Identifying the proteins that cause Dupuytren’s contracture
Disease - Dupuytren’s contracture
Lead applicant - Dr Elizabeth Laird (nee Canty)
Organisation - University of Liverpool
Type of grant - Invited Research Award
Status of grant - Active
Amount of the original award - £177,383
Start date - 1 May 2018
Reference - 21809
What are the aims of this research?
Collagen is a protein that is essential to help hold the body together. However, having too much collagen can cause the body's tissues to stiffen and thicken. Dupuytren's contracture occurs when the tissues in the palm of the hand thicken, causing one or more of the fingers to contract and bend into the palm. This research aims to understand how the proteins found to be present in the thickened tissue in Dupuytren's contracture cause the excess production of collagen in this condition.
Why is this research important?
Previous research has found several key proteins called cytokines, to be present in samples of Dupuytren's tissue. In this project, the researchers want to understand if and how these proteins act to cause the excess production of collagen.

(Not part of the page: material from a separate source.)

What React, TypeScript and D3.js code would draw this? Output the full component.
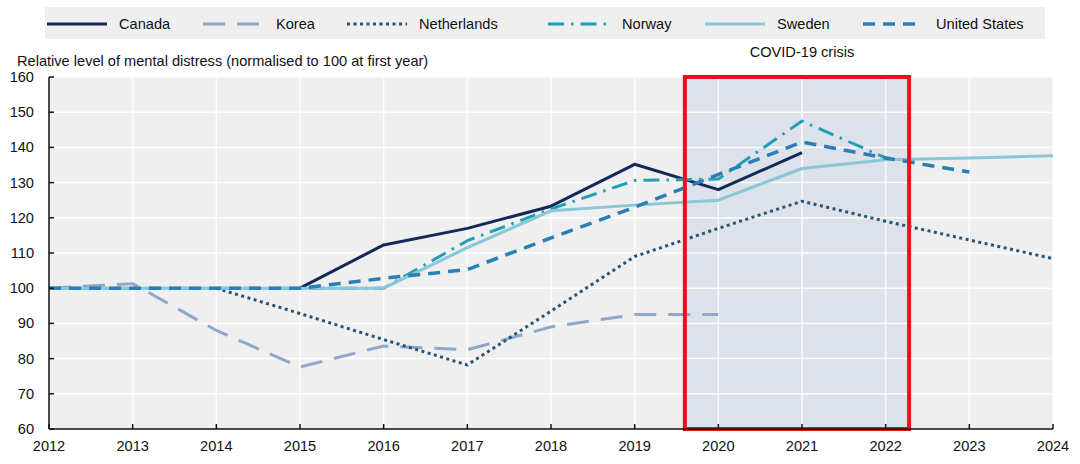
import { useEffect, useRef } from 'react'
import * as d3 from 'd3'

// x categories (years) and y ticks
const years = [2012, 2013, 2014, 2015, 2016, 2017, 2018, 2019, 2020, 2021, 2022, 2023, 2024]
const yTicks = [60, 70, 80, 90, 100, 110, 120, 130, 140, 150, 160]

// series values, aligned with years (null = no data)
const canada = [null, null, null, 100, 112.3, 117, 123.3, 135.2, 128, 138.5, null, null, null]
const korea = [100, 101.3, 88, 77.6, 83.6, 82.5, 89, 92.5, 92.5, null, null, null, null]
const netherlands = [null, null, 100, 92.8, 85.4, 78.2, 93.5, 109, 117, 124.7, 119, 113.7, 108.4]
const norway = [100, 100, 100, 100, 100, 113.5, 122.5, 130.6, 131, 147.5, 137, null, null]
const sweden = [100, 100, 100, 100, 100, 111.5, 122, 123.6, 125, 134, 136.5, 137, 137.6]
const unitedStates = [100, 100, 100, 100, 102.8, 105.3, 114.3, 123, 132.3, 141.5, 137, 133, null]

const seriesNames = ['Canada', 'Korea', 'Netherlands', 'Norway', 'Sweden', 'United States']
const seriesValues = [canada, korea, netherlands, norway, sweden, unitedStates]

// COVID-19 window (in years)
const covidWindow = [2019.6, 2022.28]
const covidLabel = 'COVID-19 crisis'
const yTitle = 'Relative level of mental distress (normalised to 100 at first year)'

const styles = [
  { color: '#14285a', width: 3, dash: null },
  { color: '#8fa8c8', width: 3, dash: '22,12' },
  { color: '#295474', width: 3, dash: '3,3.5' },
  { color: '#1fa0b4', width: 3, dash: '16,7,2.5,7' },
  { color: '#88c6d8', width: 3, dash: null },
  { color: '#2a80b6', width: 3.5, dash: '12,8' },
]

// legend layout: line start / text start
const legendLineX = [47, 203, 347, 548, 705, 863]
const legendTextX = [119, 276, 419, 622, 777, 936]

const FONT = '"Liberation Sans", Arial, sans-serif'

export default function App() {
  const svgRef = useRef<SVGSVGElement>(null)

  useEffect(() => {
    if (!svgRef.current) return
    const svg = d3.select(svgRef.current)
    svg.selectAll('*').remove()

    const width = 1080
    const height = 464
    const left = 49
    const right = 1053
    const top = 77
    const bottom = 429

    svg.attr('width', width).attr('height', height).attr('viewBox', `0 0 ${width} ${height}`)
      .style('font-family', FONT)

    const x = d3.scaleLinear().domain([2012, 2024]).range([left, right])
    const y = d3.scaleLinear().domain([60, 160]).range([bottom, top])

    // Legend box
    svg.append('rect')
      .attr('x', 45).attr('y', 7)
      .attr('width', 1000).attr('height', 32)
      .attr('fill', '#efefef')

    seriesNames.forEach((name, i) => {
      const s = styles[i]
      svg.append('line')
        .attr('x1', legendLineX[i]).attr('x2', legendLineX[i] + 60)
        .attr('y1', 24).attr('y2', 24)
        .attr('stroke', s.color)
        .attr('stroke-width', s.width)
        .attr('stroke-dasharray', s.dash)
      svg.append('text')
        .attr('x', legendTextX[i]).attr('y', 29)
        .attr('font-size', '14.6px')
        .attr('fill', '#111')
        .text(name)
    })

    // Plot background
    svg.append('rect')
      .attr('x', left).attr('y', top)
      .attr('width', right - left).attr('height', bottom - top)
      .attr('fill', '#efefef')

    // COVID shading
    svg.append('rect')
      .attr('x', x(covidWindow[0])).attr('y', top)
      .attr('width', x(covidWindow[1]) - x(covidWindow[0]))
      .attr('height', bottom - top)
      .attr('fill', '#dde1ea')

    // Grid
    const grid = svg.append('g').attr('stroke', '#ffffff').attr('stroke-width', 1.5).attr('opacity', 0.9)
    yTicks.slice(1).forEach(t => {
      grid.append('line').attr('x1', left).attr('x2', right).attr('y1', y(t)).attr('y2', y(t))
    })
    years.slice(1).forEach(t => {
      grid.append('line').attr('x1', x(t)).attr('x2', x(t)).attr('y1', top).attr('y2', bottom)
    })

    // Lines
    const line = d3.line<number | null>()
      .defined(d => d != null)
      .x((_d, i) => x(years[i]))
      .y(d => y(d as number))

    seriesValues.forEach((vals, i) => {
      const s = styles[i]
      svg.append('path')
        .datum(vals)
        .attr('fill', 'none')
        .attr('stroke', s.color)
        .attr('stroke-width', s.width)
        .attr('stroke-dasharray', s.dash)
        .attr('stroke-linejoin', 'round')
        .attr('d', line)
    })

    // COVID outline
    svg.append('rect')
      .attr('x', x(covidWindow[0])).attr('y', top)
      .attr('width', x(covidWindow[1]) - x(covidWindow[0]))
      .attr('height', bottom - top)
      .attr('fill', 'none')
      .attr('stroke', '#e3141c')
      .attr('stroke-width', 4)

    svg.append('text')
      .attr('x', x(2021)).attr('y', 57)
      .attr('text-anchor', 'middle')
      .attr('font-size', '14.6px')
      .attr('fill', '#111')
      .text(covidLabel)

    // Axes
    const axes = svg.append('g').attr('stroke', '#111').attr('stroke-width', 1.5)
    axes.append('line').attr('x1', left).attr('x2', left).attr('y1', top).attr('y2', bottom)
    axes.append('line').attr('x1', left).attr('x2', right).attr('y1', bottom).attr('y2', bottom)
    yTicks.forEach(t => {
      axes.append('line').attr('x1', left).attr('x2', left + 5).attr('y1', y(t)).attr('y2', y(t))
    })
    years.forEach(t => {
      axes.append('line').attr('x1', x(t)).attr('x2', x(t)).attr('y1', bottom).attr('y2', bottom - 5)
    })

    yTicks.forEach(t => {
      svg.append('text')
        .attr('x', 34).attr('y', y(t) + 5)
        .attr('text-anchor', 'end')
        .attr('font-size', '14.6px')
        .attr('fill', '#111')
        .text(t)
    })
    years.forEach(t => {
      svg.append('text')
        .attr('x', x(t)).attr('y', 451)
        .attr('text-anchor', 'middle')
        .attr('font-size', '14.6px')
        .attr('fill', '#111')
        .text(t)
    })

    svg.append('text')
      .attr('x', 17).attr('y', 66)
      .attr('font-size', '14.6px')
      .attr('fill', '#111')
      .text(yTitle)
  }, [])

  return (
    <div style={{ position: 'absolute', left: 0, top: 0 }}>
      <svg ref={svgRef} style={{ display: 'block' }} />
    </div>
  )
}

This study will obtain diseased and normal tissue from hand surgery donors and assess whole tissue samples as well as cells isolated from each tissue type. The researchers will compare the protein molecules present in all types of tissue. A sample of cells will be grown on a flat (2D) surface, such as a petri dish, and compared against donated tissue samples and cells grown in a 3D environment to form small ligaments and tendons. It is hoped that once understanding is improved, the researchers will be able to look at molecules that “turn off” these proteins, which may allow them to halt or reverse disease progression.
How will the findings benefit patients?
Currently, Dupuytren’s contracture can be treated using injections to break down the collagen or having surgery to remove the scarred tissue, however, these are not always successful as some of the collagen remains after injection and the condition often recurs in the patient after surgery. If this research is successful it could help lead towards further research that could provide a much-needed permanent treatment in an accessible, non-surgical form.